Сам Краинский не побоялся быть стертым с лица земли, но обратил внимание и на другой факт, обычно игнорируемый антисемитами, утверждающими, что в ЧК зверствовали только евреи и латыши: «В деле изуверства в чека все нации в лице своих отбросов конкурировали между собой. Русские – Угаров и матрос Алдохин, еврей Михайлов-Феерман, польский еврей Феликс Кон. Русская народность в чека играла пассивную роль, но едва ли она почетнее других. Из русских палачей зверскими были матросы Алдохин и Асмолов. Грубость и матерщина были характерными чертами русских палачей». А вот о пассивной роли: «Кто же, как дикий цербер, охранял, то есть сторожил, в чрезвычайках заключенных? Кто стройной цепью с винтовкою наготове окружал ведомых на расстрел русских людей? Кто ревниво оберегал комиссара? Кто алчным жестом срывал в последний час одежду с жертвы, толкая голого буржуя в сарай, и передавал его в руки палача? Под чьей заботливой охраной совершались все эти ужасы?».
О названном выше Угарове, коменданте одной из киевских чрезвычаек (всего их было четыре): «Этот зверь-человек, которому впоследствии на Генуэзской конференции пожимал руку итальянский король, был портняжным подмастерьем из Воронежа. Он был художником своего дела. Он упивался кровью буржуев и почивал со своею супругой под звуки выстрелов, которыми размозжали черепа обреченных: окна спальни выходили на двор против сарая, в котором были бойни».
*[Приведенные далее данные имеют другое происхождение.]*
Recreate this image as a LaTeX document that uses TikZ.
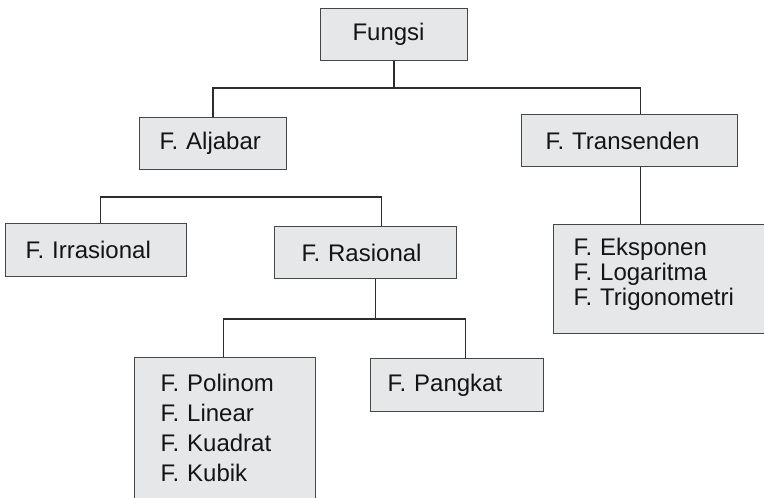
\documentclass[tikz,border=0pt]{standalone}
\usepackage{fontspec}
\setmainfont{Liberation Sans}
\usetikzlibrary{positioning, calc}
\definecolor{boxfill}{RGB}{230,231,233}
\definecolor{boxline}{RGB}{70,70,70}
\definecolor{linkline}{RGB}{45,45,45}

\begin{document}
\begin{tikzpicture}[x=1pt, y=-1pt, link/.style={-, linkline, line width=1.3pt}]
\clip (0,0) rectangle (764,498);
\begin{scope}[every node/.style={anchor=north west, draw=boxline, fill=boxfill, line width=1pt,
    font=\fontsize{24}{25}\selectfont, text=black!92, align=left, inner ysep=0pt, minimum height=52pt}]
    \node (fungsi) at (320,8) [text width=83pt, inner xsep=32pt] {Fungsi};
    \node (aljabar) at (139,117) [text width=107pt, inner xsep=20pt] {F. Aljabar};
    \node (transenden) at (521,114) [text width=168pt, inner xsep=24pt] {F. Transenden};
    \node (irrasional) at (5,223) [text width=141pt, inner xsep=20pt, minimum height=53pt] {F. Irrasional};
    \node (rasional) at (274,226) [text width=128pt, inner xsep=27pt] {F. Rasional};
    \node (eksponen) at (553,224) [text width=177pt, inner xsep=20pt, minimum height=109pt]
        {F. Eksponen\\F. Logaritma\\F. Trigonometri\rule[-14pt]{0pt}{0pt}};
    \node (polinom) at (134,357) [text width=129pt, inner xsep=26pt, inner ysep=17pt, minimum height=0pt,
        font=\fontsize{24}{30}\selectfont] {F. Polinom\\F. Linear\\F. Kuadrat\\F. Kubik};
    \node (pangkat) at (370,358) [text width=139pt, inner xsep=17pt, minimum height=53pt] {F. Pangkat};
\end{scope}

\draw[link] (fungsi.south) -- ++(0,28);
\draw[link] (aljabar.north) -- ++(0,-29) -| ([xshift=11pt]transenden.north);
\draw[link] ([xshift=11pt]transenden.south) -- ([xshift=11pt]transenden.south |- eksponen.north);
\draw[link] ([xshift=4.5pt]irrasional.north) -- ++(0,-26) -| ([xshift=16pt]rasional.north);
\draw[link] ([xshift=10pt]rasional.south) -- ++(0,41);
\draw[link] ([xshift=-1.5pt]polinom.north) -- ++(0,-38) -| ([xshift=8.5pt]pangkat.north);
\end{tikzpicture}
\end{document}
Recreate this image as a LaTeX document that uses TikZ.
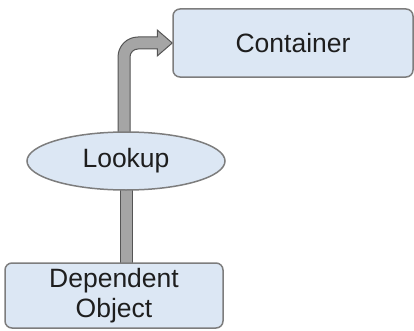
\documentclass[tikz,border=0pt]{standalone}
\usepackage{fontspec}
\setmainfont{Liberation Sans}
\usetikzlibrary{shapes.geometric,calc}
\pgfdeclarelayer{background}
\pgfsetlayers{background,main}
\definecolor{boxfill}{RGB}{220,231,244}
\definecolor{boxline}{RGB}{125,125,125}
\definecolor{arrfill}{RGB}{165,165,165}
\definecolor{arrline}{RGB}{85,85,85}
\definecolor{txt}{RGB}{30,30,30}
\tikzset{
  box/.style={draw=boxline, line width=1.5pt, fill=boxfill, rounded corners=7pt,
    text=txt, font=\fontsize{26.5}{30.5}\selectfont, align=center, inner sep=0pt},
  oval/.style={ellipse, draw=boxline, line width=1.5pt, fill=boxfill,
    text=txt, font=\fontsize{26.5}{30.5}\selectfont, inner sep=0pt},
  pipe/.style={fill=arrfill, draw=arrline, line width=1pt}
}
\begin{document}
\begin{tikzpicture}[x=1pt,y=1pt]
\useasboundingbox (0,0) rectangle (414,330);
\node[box, minimum width=240pt, minimum height=68pt] (container) at (293,287) {Container};
\node[oval, minimum width=198pt, minimum height=58pt] (lookup) at (126,169) {Lookup};
\node[box, minimum width=218pt, minimum height=65pt] (dep) at (114,34.5) {Dependent\\Object};
\begin{pgfonlayer}{background}
  % lower connector
  \draw[pipe] let \p1=(dep.north), \p2=(lookup.south) in
    (\x2-6pt,\y1-4pt) rectangle (\x2+6pt,\y2+6pt);
  % upper arrow
  \draw[pipe] let \p1=([xshift=-2pt]lookup.north), \p2=(container.west) in
    (\x1-6pt,\y1-6pt) -- (\x1-6pt,\y2-14pt)
    arc[start angle=180,end angle=90,radius=20pt]
    -- (\x2-15pt,\y2+6pt) -- (\x2-15pt,\y2+13pt) -- (\x2,\y2)
    -- (\x2-15pt,\y2-13pt) -- (\x2-15pt,\y2-6pt) -- (\x1+14pt,\y2-6pt)
    arc[start angle=90,end angle=180,radius=8pt]
    -- (\x1+6pt,\y1-6pt) -- cycle;
\end{pgfonlayer}
\end{tikzpicture}
\end{document}
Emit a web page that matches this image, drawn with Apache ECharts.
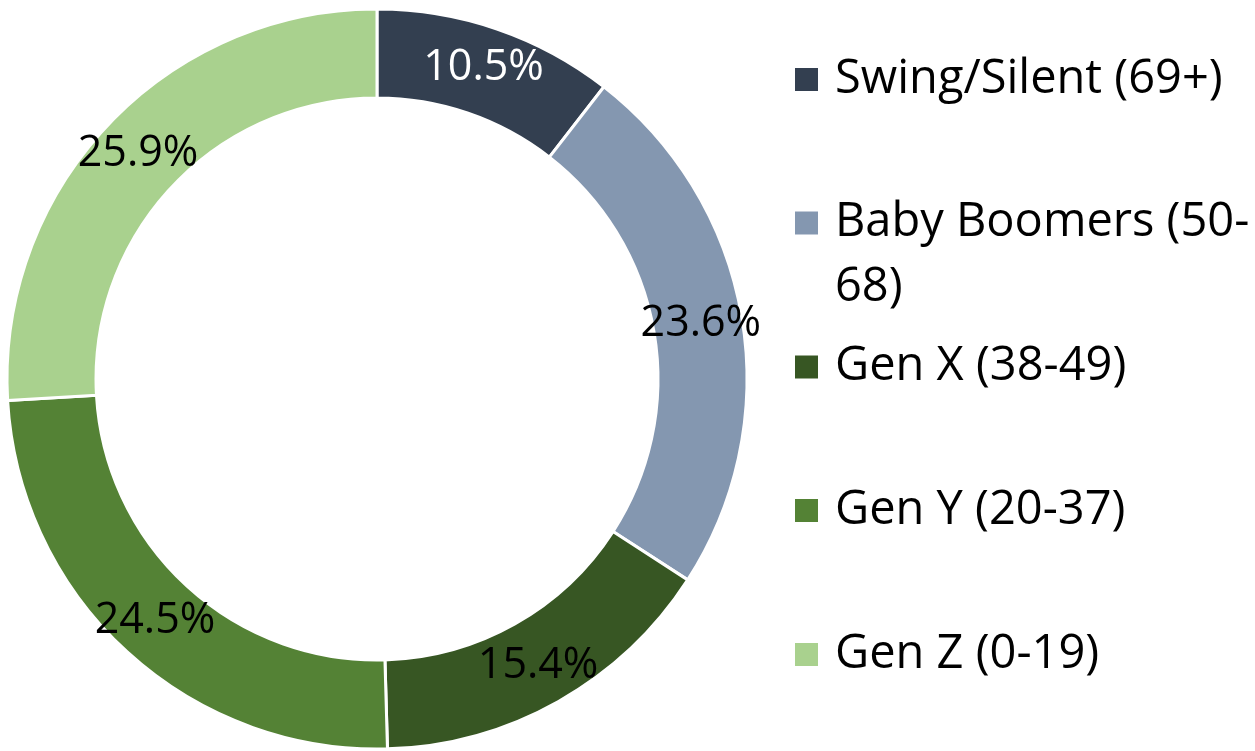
<!DOCTYPE html>
<html><head><meta charset="utf-8">
<script src="https://cdn.jsdelivr.net/npm/echarts@6/dist/echarts.min.js"></script>
<style>html,body{margin:0;padding:0;background:#fff}#c{width:1255px;height:751px}</style>
</head><body><div id="c"></div>
<script>
const categories = ['Swing/Silent (69+)', 'Baby Boomers (50-68)', 'Gen X (38-49)', 'Gen Y (20-37)', 'Gen Z (0-19)'];
const values = [10.5, 23.6, 15.4, 24.5, 25.9];
const colors = ['#333F50', '#8497B0', '#375623', '#548235', '#A9D18E'];
const labelColors = ['#FFFFFF', '#000000', '#000000', '#000000', '#000000'];

const FONT = 'Open Sans';
const LFS = 47;
const PFS = 43;
const LH = 65;
const legendCenters = [79.5, 223, 367, 510.5, 654.5];

const legends = categories.map((name, i) => {
  const wrapped = name === 'Baby Boomers (50-68)';
  return {
    show: true,
    orient: 'vertical',
    left: 793,
    top: wrapped ? legendCenters[i] - LH * 1.5 : legendCenters[i] - LH / 2,
    selectedMode: false,
    icon: 'rect',
    itemWidth: 25,
    itemHeight: 25,
    padding: 0,
    data: [name],
    formatter: wrapped ? () => ' \nBaby Boomers (50-\n68)' : undefined,
    textStyle: {
      fontFamily: FONT, fontSize: LFS, color: '#000', lineHeight: LH,
      padding: [0, 0, 0, 11]
    }
  };
});

const chart = echarts.init(document.getElementById('c'), null, {renderer: 'canvas'});
chart.setOption({
  animation: false,
  color: colors,
  legend: legends,
  series: [{
    type: 'pie',
    center: [377, 379],
    radius: [281, 370],
    startAngle: 90,
    clockwise: true,
    avoidLabelOverlap: false,
    itemStyle: {borderColor: '#fff', borderWidth: 3},
    label: {
      show: true, position: 'inside', fontFamily: FONT, fontSize: PFS,
      formatter: p => p.value.toFixed(1) + '%'
    },
    labelLine: {show: false},
    emphasis: {disabled: true},
    data: categories.map((n, i) => ({
      name: n, value: values[i],
      itemStyle: {color: colors[i]},
      label: {color: labelColors[i]}
    }))
  }]
});
</script></body></html>
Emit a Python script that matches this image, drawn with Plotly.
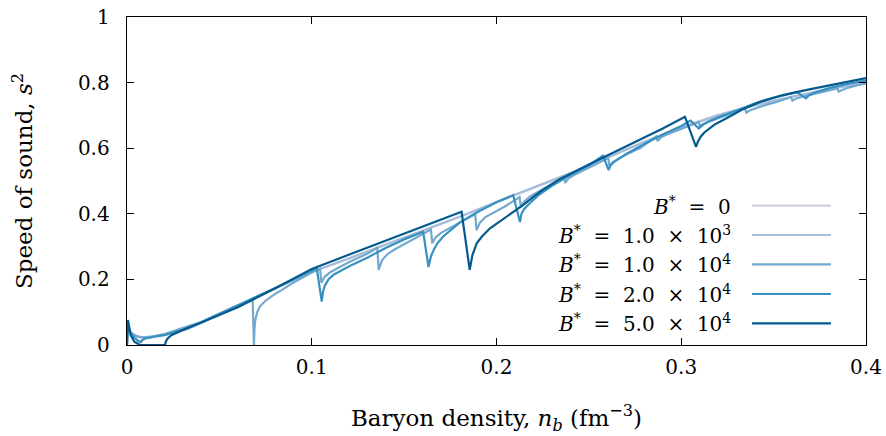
import plotly.graph_objects as go

# ---------------- data ----------------
NB = "&nbsp;"
legend_labels = [
    f"<i>B</i><sup>*</sup>{NB}{NB}={NB}{NB}0",
    f"<i>B</i><sup>*</sup>{NB}{NB}={NB}{NB}1.0{NB}{NB}×{NB}{NB}10<sup>3</sup>",
    f"<i>B</i><sup>*</sup>{NB}{NB}={NB}{NB}1.0{NB}{NB}×{NB}{NB}10<sup>4</sup>",
    f"<i>B</i><sup>*</sup>{NB}{NB}={NB}{NB}2.0{NB}{NB}×{NB}{NB}10<sup>4</sup>",
    f"<i>B</i><sup>*</sup>{NB}{NB}={NB}{NB}5.0{NB}{NB}×{NB}{NB}10<sup>4</sup>",
]

x_ticks = [0, 0.1, 0.2, 0.3, 0.4]
x_tick_text = ["0", "0.1", "0.2", "0.3", "0.4"]
y_ticks = [0, 0.2, 0.4, 0.6, 0.8, 1.0]
y_tick_text = ["0", "0.2", "0.4", "0.6", "0.8", "1"]

# B* = 0
n_b0 = [0.0, 0.002, 0.005, 0.009, 0.015, 0.0206, 0.026, 0.0325, 0.04, 0.05, 0.06, 0.07,
        0.08, 0.09, 0.10, 0.12, 0.14, 0.16, 0.18, 0.20, 0.22, 0.24, 0.26, 0.28, 0.30,
        0.32, 0.34, 0.36, 0.38, 0.40]
s2_b0 = [0.05, 0.037, 0.027, 0.021, 0.025, 0.030, 0.038, 0.048, 0.068, 0.095, 0.120, 0.146,
         0.171, 0.197, 0.222, 0.263, 0.305, 0.348, 0.390, 0.435, 0.478, 0.523, 0.572, 0.620,
         0.664, 0.702, 0.733, 0.758, 0.781, 0.800]

# B* = 1.0e3
n_b1 = [0.0, 0.002, 0.005, 0.009, 0.015, 0.0206, 0.026, 0.0325, 0.04, 0.05, 0.06, 0.07,
        0.08, 0.09, 0.10, 0.12, 0.14, 0.16, 0.18, 0.20, 0.22, 0.24, 0.26, 0.28, 0.30,
        0.32, 0.34, 0.36, 0.38, 0.40]
s2_b1 = [0.052, 0.038, 0.028, 0.022, 0.025, 0.031, 0.039, 0.049, 0.069, 0.096, 0.121, 0.147,
         0.172, 0.198, 0.223, 0.264, 0.306, 0.349, 0.391, 0.436, 0.479, 0.524, 0.571, 0.619,
         0.662, 0.700, 0.731, 0.757, 0.780, 0.799]

# B* = 1.0e4
n_b2 = [0.0, 0.003, 0.006, 0.01, 0.015, 0.02, 0.03, 0.04, 0.05, 0.06, 0.068, 0.0687, 0.069,
        0.0695, 0.0705, 0.072, 0.075, 0.08, 0.085, 0.09, 0.10, 0.1045, 0.1052, 0.107, 0.11,
        0.115, 0.12, 0.13, 0.1355, 0.1362, 0.138, 0.141, 0.145, 0.15, 0.16, 0.1645, 0.1652,
        0.167, 0.17, 0.175, 0.18, 0.1885, 0.1892, 0.191, 0.194, 0.198, 0.205, 0.2125, 0.2132,
        0.215, 0.218, 0.222, 0.23, 0.2365, 0.2372, 0.239, 0.242, 0.246, 0.254, 0.2605, 0.2612,
        0.263, 0.266, 0.27, 0.278, 0.2865, 0.2872, 0.289, 0.292, 0.296, 0.303, 0.3095, 0.3102,
        0.312, 0.315, 0.319, 0.327, 0.3345, 0.3352, 0.337, 0.34, 0.344, 0.352, 0.3595, 0.3602,
        0.362, 0.365, 0.37, 0.377, 0.3845, 0.3852, 0.387, 0.39, 0.395, 0.40]
s2_b2 = [0.05, 0.033, 0.025, 0.024, 0.027, 0.033, 0.052, 0.070, 0.096, 0.121, 0.138, 0.0, 0.05,
         0.078, 0.100, 0.118, 0.135, 0.155, 0.172, 0.190, 0.221, 0.233, 0.190, 0.208, 0.222,
         0.238, 0.252, 0.278, 0.296, 0.229, 0.258, 0.277, 0.292, 0.307, 0.338, 0.352, 0.310,
         0.328, 0.342, 0.358, 0.372, 0.399, 0.350, 0.373, 0.390, 0.403, 0.424, 0.451, 0.420,
         0.437, 0.452, 0.465, 0.492, 0.513, 0.494, 0.508, 0.518, 0.530, 0.552, 0.570, 0.545,
         0.558, 0.568, 0.580, 0.601, 0.636, 0.622, 0.633, 0.641, 0.650, 0.664, 0.680, 0.664,
         0.672, 0.681, 0.690, 0.706, 0.721, 0.708, 0.715, 0.722, 0.729, 0.742, 0.756, 0.745,
         0.751, 0.756, 0.763, 0.772, 0.782, 0.773, 0.778, 0.784, 0.791, 0.798]

# B* = 2.0e4
n_b3 = [0.0, 0.0005, 0.002, 0.004, 0.006, 0.0075, 0.0085, 0.01, 0.015, 0.0206, 0.026, 0.0325,
        0.04, 0.05, 0.06, 0.07, 0.08, 0.09, 0.1027, 0.1054, 0.106, 0.107, 0.109, 0.112, 0.116,
        0.122, 0.13, 0.14, 0.15, 0.1603, 0.1632, 0.1645, 0.166, 0.168, 0.171, 0.175, 0.18,
        0.19, 0.20, 0.209, 0.2127, 0.2135, 0.215, 0.218, 0.223, 0.23, 0.24, 0.25, 0.2577,
        0.2607, 0.2617, 0.264, 0.27, 0.28, 0.29, 0.30, 0.305, 0.3095, 0.311, 0.315, 0.32, 0.33,
        0.34, 0.35, 0.3626, 0.3675, 0.369, 0.372, 0.38, 0.39, 0.40]
s2_b3 = [0.0, 0.060, 0.036, 0.022, 0.013, 0.009, 0.016, 0.020, 0.026, 0.031, 0.040, 0.050,
         0.068, 0.095, 0.121, 0.147, 0.173, 0.200, 0.234, 0.132, 0.160, 0.180, 0.200, 0.215,
         0.228, 0.245, 0.266, 0.296, 0.322, 0.345, 0.238, 0.270, 0.290, 0.310, 0.330, 0.350,
         0.373, 0.406, 0.435, 0.457, 0.375, 0.400, 0.415, 0.432, 0.458, 0.485, 0.518, 0.548,
         0.577, 0.533, 0.548, 0.560, 0.582, 0.613, 0.642, 0.668, 0.684, 0.660, 0.670, 0.682,
         0.694, 0.715, 0.737, 0.754, 0.771, 0.752, 0.761, 0.769, 0.783, 0.796, 0.806]

# B* = 5.0e4
n_b4 = [0.0, 0.0005, 0.002, 0.004, 0.007, 0.0206, 0.021, 0.022, 0.024, 0.027, 0.032, 0.04,
        0.05, 0.06, 0.08, 0.10, 0.12, 0.14, 0.16, 0.1811, 0.1855, 0.186, 0.187, 0.1893, 0.192,
        0.1965, 0.2055, 0.2145, 0.2235, 0.234, 0.25, 0.27, 0.29, 0.302, 0.308, 0.309, 0.3105,
        0.3125, 0.318, 0.325, 0.333, 0.343, 0.355, 0.368, 0.385, 0.40]
s2_b4 = [0.0, 0.076, 0.030, 0.010, 0.0, 0.0, 0.010, 0.020, 0.030, 0.038, 0.050, 0.068,
         0.092, 0.115, 0.172, 0.232, 0.275, 0.318, 0.361, 0.406, 0.229, 0.250, 0.275, 0.310, 0.330,
         0.356, 0.391, 0.427, 0.467, 0.505, 0.550, 0.605, 0.660, 0.696, 0.604, 0.620, 0.635,
         0.648, 0.672, 0.693, 0.718, 0.742, 0.762, 0.778, 0.797, 0.814]

series_x = [n_b0, n_b1, n_b2, n_b3, n_b4]
series_y = [s2_b0, s2_b1, s2_b2, s2_b3, s2_b4]
colors = ["#cdcfe5", "#a6bddb", "#74a9cf", "#3690c0", "#045a8d"]

# ---------------- figure ----------------
FONT = "DejaVu Serif"
fig = go.Figure()
for xs, ys, c, name in zip(series_x, series_y, colors, legend_labels):
    fig.add_trace(go.Scatter(x=xs, y=ys, mode="lines", name=name,
                             line=dict(color=c, width=2.2), showlegend=False,
                             hoverinfo="skip"))

# legend drawn manually: text right-aligned, sample line on the right
leg_y = [0.4247, 0.3354, 0.246, 0.1555, 0.0662]
for lab, c, yy in zip(legend_labels, colors, leg_y):
    fig.add_annotation(x=0.8200, y=yy, xref="paper", yref="paper", text=lab,
                       showarrow=False, xanchor="right", yanchor="middle",
                       font=dict(family=FONT, size=20, color="black"))
    fig.add_shape(type="line", xref="paper", yref="paper", x0=0.8457, x1=0.9526,
                  y0=yy, y1=yy, line=dict(color=c, width=2.2))

axis_common = dict(showline=True, linecolor="black", linewidth=1.3, mirror="ticks",
                   ticks="inside", ticklen=7, tickwidth=1.2, tickcolor="black",
                   showgrid=False, zeroline=False, automargin=False,
                   ticklabeloverflow="allow",
                   tickfont=dict(family=FONT, size=20, color="black"))

fig.update_xaxes(range=[0, 0.4], tickvals=x_ticks, ticktext=x_tick_text,
                 ticklabelstandoff=4,
                 title=dict(text="Baryon density, <i>n<sub>b</sub></i> (fm<sup>−3</sup>)",
                            font=dict(family=FONT, size=23, color="black"), standoff=31),
                 **axis_common)
fig.update_yaxes(range=[0, 1], tickvals=y_ticks, ticktext=y_tick_text,
                 ticklabelstandoff=12,
                 title=dict(text="Speed of sound, <i>s</i><sup>2</sup>",
                            font=dict(family=FONT, size=23, color="black"), standoff=38),
                 **axis_common)

fig.update_layout(width=886, height=436, margin=dict(l=127, r=20, t=17, b=91),
                  plot_bgcolor="white", paper_bgcolor="white",
                  font=dict(family=FONT, size=20, color="black"))

# remove the default 8px page margin so the figure fills the window exactly
fig.write_html("out.html",
               config={"displayModeBar": False, "staticPlot": True},
               post_script="document.body.style.margin='0';document.body.style.overflow='hidden';")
Именно Угарову принадлежала идея расстреливать, укладывая жертв рядами на полу, вниз лицом. «Убивали людей по-фабричному: пулей из кольта в затылок. Череп разносился вдребезги и брызгами разлетался мозг… Неужели, – думалось мне, – человечеству еще нужна картина мучений загробного ада, когда освобождаемый от старого режима свободный человек так полно воплотил его в реальной жизни? Что нового мог выдумать царь зла в своих подземных владениях? Покорный ученик людей – сатана – мог бы только позавидовать изобретательности чекиста Угарова. Он мог бы обратить свой взор в глубь прошлого, на инквизицию, и сравнить ее устаревшие методы с новой техникой чека».